### Stated problem
Can the data below be echoed back word for word?

[Source code of charts]
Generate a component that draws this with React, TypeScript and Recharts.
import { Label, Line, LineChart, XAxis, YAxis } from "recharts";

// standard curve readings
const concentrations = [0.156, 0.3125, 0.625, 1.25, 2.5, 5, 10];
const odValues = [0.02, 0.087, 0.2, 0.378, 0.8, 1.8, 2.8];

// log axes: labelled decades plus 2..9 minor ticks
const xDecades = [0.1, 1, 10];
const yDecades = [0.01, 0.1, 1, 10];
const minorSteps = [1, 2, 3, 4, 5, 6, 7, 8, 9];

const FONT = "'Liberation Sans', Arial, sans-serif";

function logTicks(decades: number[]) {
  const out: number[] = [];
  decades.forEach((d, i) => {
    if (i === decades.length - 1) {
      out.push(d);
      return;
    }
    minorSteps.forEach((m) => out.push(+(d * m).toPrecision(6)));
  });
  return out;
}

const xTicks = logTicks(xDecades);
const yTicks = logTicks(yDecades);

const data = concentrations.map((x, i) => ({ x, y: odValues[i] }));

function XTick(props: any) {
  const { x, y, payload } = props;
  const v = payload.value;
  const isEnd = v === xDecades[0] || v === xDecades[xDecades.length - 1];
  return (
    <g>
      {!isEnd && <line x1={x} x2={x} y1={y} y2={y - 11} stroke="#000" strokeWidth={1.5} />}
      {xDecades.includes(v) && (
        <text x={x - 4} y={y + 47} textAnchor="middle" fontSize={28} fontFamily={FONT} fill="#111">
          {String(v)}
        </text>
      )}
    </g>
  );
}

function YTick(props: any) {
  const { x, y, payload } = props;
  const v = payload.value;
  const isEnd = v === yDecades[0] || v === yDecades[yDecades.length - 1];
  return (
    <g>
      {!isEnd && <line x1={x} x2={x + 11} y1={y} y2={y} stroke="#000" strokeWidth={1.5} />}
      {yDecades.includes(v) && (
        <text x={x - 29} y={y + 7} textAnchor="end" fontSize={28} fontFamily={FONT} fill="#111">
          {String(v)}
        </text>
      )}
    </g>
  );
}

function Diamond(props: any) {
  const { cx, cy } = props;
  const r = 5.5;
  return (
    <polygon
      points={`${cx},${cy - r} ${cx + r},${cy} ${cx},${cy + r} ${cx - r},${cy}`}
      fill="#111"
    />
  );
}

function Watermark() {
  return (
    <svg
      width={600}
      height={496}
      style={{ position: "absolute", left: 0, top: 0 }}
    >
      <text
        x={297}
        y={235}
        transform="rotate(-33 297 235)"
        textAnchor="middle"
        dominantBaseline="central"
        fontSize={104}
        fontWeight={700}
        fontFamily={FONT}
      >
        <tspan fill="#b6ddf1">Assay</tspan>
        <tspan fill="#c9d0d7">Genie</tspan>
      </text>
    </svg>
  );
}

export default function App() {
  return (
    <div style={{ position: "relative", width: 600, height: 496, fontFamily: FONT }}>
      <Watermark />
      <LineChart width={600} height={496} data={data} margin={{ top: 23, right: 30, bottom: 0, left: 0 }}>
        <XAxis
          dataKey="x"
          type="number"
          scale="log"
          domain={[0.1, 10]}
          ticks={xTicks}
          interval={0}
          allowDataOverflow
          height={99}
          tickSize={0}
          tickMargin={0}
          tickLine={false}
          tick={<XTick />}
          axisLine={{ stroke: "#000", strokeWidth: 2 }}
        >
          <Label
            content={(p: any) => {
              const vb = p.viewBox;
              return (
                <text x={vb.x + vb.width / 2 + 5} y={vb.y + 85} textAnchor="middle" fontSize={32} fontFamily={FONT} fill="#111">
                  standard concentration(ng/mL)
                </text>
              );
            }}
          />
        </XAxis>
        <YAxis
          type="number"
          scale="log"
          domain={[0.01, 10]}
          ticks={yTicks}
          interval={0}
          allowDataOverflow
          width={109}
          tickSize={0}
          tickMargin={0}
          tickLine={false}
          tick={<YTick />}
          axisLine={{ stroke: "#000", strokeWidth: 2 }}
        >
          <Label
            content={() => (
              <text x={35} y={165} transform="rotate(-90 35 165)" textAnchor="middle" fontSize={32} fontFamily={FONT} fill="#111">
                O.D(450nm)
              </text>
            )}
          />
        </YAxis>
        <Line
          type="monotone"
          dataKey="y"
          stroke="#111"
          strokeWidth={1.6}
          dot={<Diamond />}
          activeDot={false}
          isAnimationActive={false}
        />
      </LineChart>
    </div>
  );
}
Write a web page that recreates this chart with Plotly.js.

### Exercise solution
Generate a component that draws this with React, TypeScript and Recharts.
import { Label, Line, LineChart, XAxis, YAxis } from "recharts";

// standard curve readings
const concentrations = [0.156, 0.3125, 0.625, 1.25, 2.5, 5, 10];
const odValues = [0.02, 0.087, 0.2, 0.378, 0.8, 1.8, 2.8];

// log axes: labelled decades plus 2..9 minor ticks
const xDecades = [0.1, 1, 10];
const yDecades = [0.01, 0.1, 1, 10];
const minorSteps = [1, 2, 3, 4, 5, 6, 7, 8, 9];

const FONT = "'Liberation Sans', Arial, sans-serif";

function logTicks(decades: number[]) {
  const out: number[] = [];
  decades.forEach((d, i) => {
    if (i === decades.length - 1) {
      out.push(d);
      return;
    }
    minorSteps.forEach((m) => out.push(+(d * m).toPrecision(6)));
  });
  return out;
}

const xTicks = logTicks(xDecades);
const yTicks = logTicks(yDecades);

const data = concentrations.map((x, i) => ({ x, y: odValues[i] }));

function XTick(props: any) {
  const { x, y, payload } = props;
  const v = payload.value;
  const isEnd = v === xDecades[0] || v === xDecades[xDecades.length - 1];
  return (
    <g>
      {!isEnd && <line x1={x} x2={x} y1={y} y2={y - 11} stroke="#000" strokeWidth={1.5} />}
      {xDecades.includes(v) && (
        <text x={x - 4} y={y + 47} textAnchor="middle" fontSize={28} fontFamily={FONT} fill="#111">
          {String(v)}
        </text>
      )}
    </g>
  );
}

function YTick(props: any) {
  const { x, y, payload } = props;
  const v = payload.value;
  const isEnd = v === yDecades[0] || v === yDecades[yDecades.length - 1];
  return (
    <g>
      {!isEnd && <line x1={x} x2={x + 11} y1={y} y2={y} stroke="#000" strokeWidth={1.5} />}
      {yDecades.includes(v) && (
        <text x={x - 29} y={y + 7} textAnchor="end" fontSize={28} fontFamily={FONT} fill="#111">
          {String(v)}
        </text>
      )}
    </g>
  );
}

function Diamond(props: any) {
  const { cx, cy } = props;
  const r = 5.5;
  return (
    <polygon
      points={`${cx},${cy - r} ${cx + r},${cy} ${cx},${cy + r} ${cx - r},${cy}`}
      fill="#111"
    />
  );
}

function Watermark() {
  return (
    <svg
      width={600}
      height={496}
      style={{ position: "absolute", left: 0, top: 0 }}
    >
      <text
        x={297}
        y={235}
        transform="rotate(-33 297 235)"
        textAnchor="middle"
        dominantBaseline="central"
        fontSize={104}
        fontWeight={700}
        fontFamily={FONT}
      >
        <tspan fill="#b6ddf1">Assay</tspan>
        <tspan fill="#c9d0d7">Genie</tspan>
      </text>
    </svg>
  );
}

export default function App() {
  return (
    <div style={{ position: "relative", width: 600, height: 496, fontFamily: FONT }}>
      <Watermark />
      <LineChart width={600} height={496} data={data} margin={{ top: 23, right: 30, bottom: 0, left: 0 }}>
        <XAxis
          dataKey="x"
          type="number"
          scale="log"
          domain={[0.1, 10]}
          ticks={xTicks}
          interval={0}
          allowDataOverflow
          height={99}
          tickSize={0}
          tickMargin={0}
          tickLine={false}
          tick={<XTick />}
          axisLine={{ stroke: "#000", strokeWidth: 2 }}
        >
          <Label
            content={(p: any) => {
              const vb = p.viewBox;
              return (
                <text x={vb.x + vb.width / 2 + 5} y={vb.y + 85} textAnchor="middle" fontSize={32} fontFamily={FONT} fill="#111">
                  standard concentration(ng/mL)
                </text>
              );
            }}
          />
        </XAxis>
        <YAxis
          type="number"
          scale="log"
          domain={[0.01, 10]}
          ticks={yTicks}
          interval={0}
          allowDataOverflow
          width={109}
          tickSize={0}
          tickMargin={0}
          tickLine={false}
          tick={<YTick />}
          axisLine={{ stroke: "#000", strokeWidth: 2 }}
        >
          <Label
            content={() => (
              <text x={35} y={165} transform="rotate(-90 35 165)" textAnchor="middle" fontSize={32} fontFamily={FONT} fill="#111">
                O.D(450nm)
              </text>
            )}
          />
        </YAxis>
        <Line
          type="monotone"
          dataKey="y"
          stroke="#111"
          strokeWidth={1.6}
          dot={<Diamond />}
          activeDot={false}
          isAnimationActive={false}
        />
      </LineChart>
    </div>
  );
}
Write a web page that recreates this chart with Plotly.js.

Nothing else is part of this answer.